By: Staff Writer
October 7, 2025
The US Department of Defence Secretary Pete Hegseth said on X that US President Donald Trump ordered a lethal strike on a Venezuelan boat last week Friday that was suspected of trafficking narcotics from the South American country that was presumed on its way to the US, killing four in the process.
Hegseth said: “Earlier this morning, on President Trump’s orders, I directed a lethal, kinetic strike on a narco-trafficking vessel affiliated with Designated Terrorist Organizations in the USSOUTHCOM area of responsibility. Four male narco-terrorists aboard the vessel were killed in the strike, and no U.S. forces were harmed in the operation. The strike was conducted in international waters just off the coast of Venezuela while the vessel was transporting substantial amounts of narcotics – headed to America to poison our people.
“Our intelligence, without a doubt, confirmed that this vessel was trafficking narcotics, the people onboard were narco-terrorists, and they were operating on a known narco-trafficking transit route. These strikes will continue until the attacks on the American people are over!!!!”
This is the fourth such lethal strike on a Venezuelan boat in the past three months. The death toll from these strikes are now up to 21 suspected Venezuelan drug traffickers.
The first three strikes happened in September, with the first on September 2 killing 11, later in September, two separate strikes killed six, now leading to Friday’s strike killing four.

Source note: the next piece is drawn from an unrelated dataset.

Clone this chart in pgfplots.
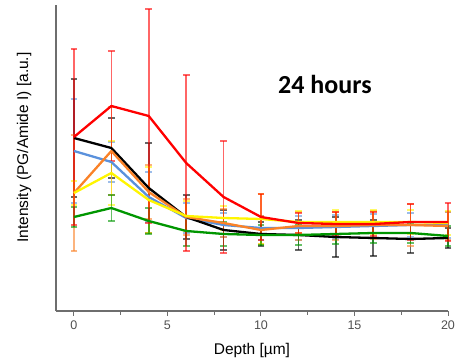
\documentclass[border=0pt]{standalone}
\usepackage{fontspec}
\setmainfont{Liberation Sans}
\newfontfamily\titlefont{Carlito}
\usepackage{pgfplots}
\pgfplotsset{compat=1.18}

\definecolor{axgray}{RGB}{110,110,110}
\definecolor{tickgray}{RGB}{80,80,80}
\definecolor{sred}{RGB}{255,0,0}
\definecolor{sblack}{RGB}{0,0,0}
\definecolor{sblue}{RGB}{90,145,220}
\definecolor{sorange}{RGB}{250,130,40}
\definecolor{syellow}{RGB}{255,245,0}
\definecolor{sgreen}{RGB}{0,150,0}

% error bars of one series, drawn without the connecting line
\pgfplotsset{
  errs/.style={
    forget plot, draw=none, mark=none,
    error bars/.cd, y dir=both, y explicit,
    error bar style={draw=#1, draw opacity=0.6, line width=1.7pt},
    error mark options={draw=#1, draw opacity=0.6, rotate=90, mark size=3.4pt, line width=1.5pt},
  },
  ser/.style={draw=#1, line width=2.3pt, mark=none, line join=round},
}

\begin{document}
\begin{tikzpicture}
\begin{axis}[
  name=ax,
  scale only axis,
  width=392pt, height=306pt,
  xmin=-0.96, xmax=20, ymin=0, ymax=306,
  axis x line*=bottom, axis y line*=left,
  axis line style={draw=axgray, line width=1.4pt, -},
  xtick={0,5,10,15,20},
  minor xtick={2.5,7.5,12.5,17.5},
  ytick=\empty,
  tick align=outside,
  major tick length=5pt, minor tick length=4pt,
  every tick/.style={draw=axgray, line width=1pt},
  tick label style={font=\fontsize{12.5}{12.5}\selectfont, text=tickgray},
  /pgf/number format/assume math mode=true,
  xticklabel style={yshift=-1pt},
  xlabel={Depth [µm]},
  xlabel style={font=\fontsize{15.5}{15.5}\selectfont, at={(rel axis cs:0.5,0)}, anchor=north, yshift=-29pt},
  ylabel={Intensity (PG/Amide I) [a.u.]},
  ylabel style={font=\fontsize{15.5}{15.5}\selectfont, at={(rel axis cs:0,0.534)}, anchor=south, yshift=21pt},
  clip=false,
]
% ---- error bars ----
\addplot[errs=sblue] coordinates {
 (0,160) +- (0,52) (2,149) +- (0,20) (4,114) +- (0,25) (6,93) +- (0,15)
 (8,86) +- (0,12) (10,83) +- (0,12) (12,83) +- (0,12) (14,84) +- (0,12)
 (16,85) +- (0,12) (18,86) +- (0,12) (20,86) +- (0,13)};
\addplot[errs=sblack] coordinates {
 (0,173) +- (0,59) (2,163) +- (0,30) (4,123) +- (0,45) (6,94) +- (0,22)
 (8,81) +- (0,20) (10,77) +- (0,12) (12,76) +- (0,15) (14,74) +- (0,20)
 (16,73) +- (0,18) (18,72) +- (0,14) (20,73) +- (0,10)};
\addplot[errs=sorange] coordinates {
 (0,118) +- (0,58) (2,160) +- (0,44) (4,119) +- (0,27) (6,94) +- (0,18)
 (8,88) +- (0,14) (10,81) +- (0,14) (12,85) +- (0,14) (14,85) +- (0,14)
 (16,86) +- (0,14) (18,86) +- (0,21) (20,85) +- (0,14)};
\addplot[errs=syellow] coordinates {
 (0,118) +- (0,12) (2,138) +- (0,32) (4,111) +- (0,33) (6,95) +- (0,15)
 (8,93) +- (0,12) (10,92) +- (0,25) (12,89) +- (0,11) (14,89) +- (0,12)
 (16,89) +- (0,12) (18,89) +- (0,12) (20,88) +- (0,12)};
\addplot[errs=sgreen] coordinates {
 (0,94) +- (0,10) (2,103) +- (0,13) (4,90) +- (0,13) (6,80) +- (0,15)
 (8,77) +- (0,12) (10,76) +- (0,10) (12,76) +- (0,10) (14,77) +- (0,10)
 (16,78) +- (0,10) (18,78) +- (0,10) (20,75) +- (0,10)};
\addplot[errs=sred] coordinates {
 (0,174) +- (0,88) (2,205) +- (0,55) (4,195) +- (0,107) (6,148) +- (0,88)
 (8,114) +- (0,56) (10,94) +- (0,23) (12,88) +- (0,10) (14,87) +- (0,12)
 (16,87) +- (0,12) (18,89) +- (0,18) (20,89) +- (0,19)};
% ---- mean profiles ----
\addplot[ser=sblue] coordinates {(0,160) (2,149) (4,114) (6,93) (8,86) (10,83) (12,83) (14,84) (16,85) (18,86) (20,86)};
\addplot[ser=sblack] coordinates {(0,173) (2,163) (4,123) (6,94) (8,81) (10,77) (12,76) (14,74) (16,73) (18,72) (20,73)};
\addplot[ser=sorange] coordinates {(0,118) (2,160) (4,119) (6,94) (8,88) (10,81) (12,85) (14,85) (16,86) (18,86) (20,85)};
\addplot[ser=syellow] coordinates {(0,118) (2,138) (4,111) (6,95) (8,93) (10,92) (12,89) (14,89) (16,89) (18,89) (20,88)};
\addplot[ser=sgreen] coordinates {(0,94) (2,103) (4,90) (6,80) (8,77) (10,76) (12,76) (14,77) (16,78) (18,78) (20,75)};
\addplot[ser=sred] coordinates {(0,174) (2,205) (4,195) (6,148) (8,114) (10,94) (12,88) (14,87) (16,87) (18,89) (20,89)};

\node[font=\titlefont\fontsize{26}{26}\selectfont\bfseries] at (axis cs:13.42,227) {24 hours};
\end{axis}
\pgfresetboundingbox
\path[use as bounding box] ([shift={(-56pt,-52pt)}]ax.south west) rectangle ([shift={(8pt,5pt)}]ax.north east);
\end{tikzpicture}
\end{document}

President Trump has decided that the United States is engaged in a formal “armed conflict” with drug cartels his team has labeled terrorist organizations and that suspected smugglers for such groups are “unlawful combatants,” the administration said in a confidential notice to Congress this week.

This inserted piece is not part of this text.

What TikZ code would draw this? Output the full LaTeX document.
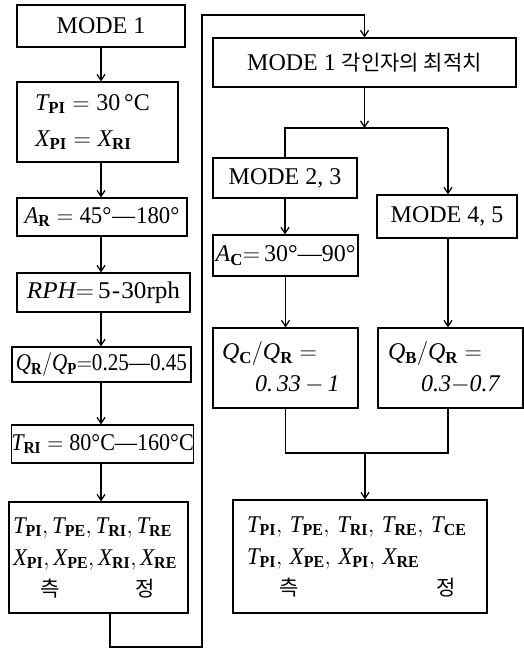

The notice was sent to several congressional committees and obtained by The New York Times. It adds new detail to the administration’s thinly articulated legal rationale for why three U.S. military strikes the president ordered on boats in the Caribbean Sea last month, killing all 17 people aboard them, should be seen as lawful rather than murder.
As the Trump administration attempts to justify the air strike, concerns must now be met at the US Southern border with Mexico where cartels have just as much access to the US market.
Trump’s move to formally deem his campaign against drug cartels as an active armed conflict means he is cementing his claim to extraordinary wartime powers, legal specialists said. In an armed conflict, as defined by international law, a country can lawfully kill enemy fighters even when they pose no threat, detain them indefinitely without trials and prosecute them in military courts.
Geoffrey S. Corn, a retired judge advocate general lawyer who was formerly the Army’s senior adviser for law-of-war issues, said in a New York Times article that drug cartels were not engaged in “hostilities” — the standard for when there is an armed conflict for legal purposes — against the United States because selling a dangerous product is different from an armed attack.
Nevertheless Trump’s merciless assault on suspected drug cartels will continue and we hope that the scourge of drug trafficking to the US comes to an end.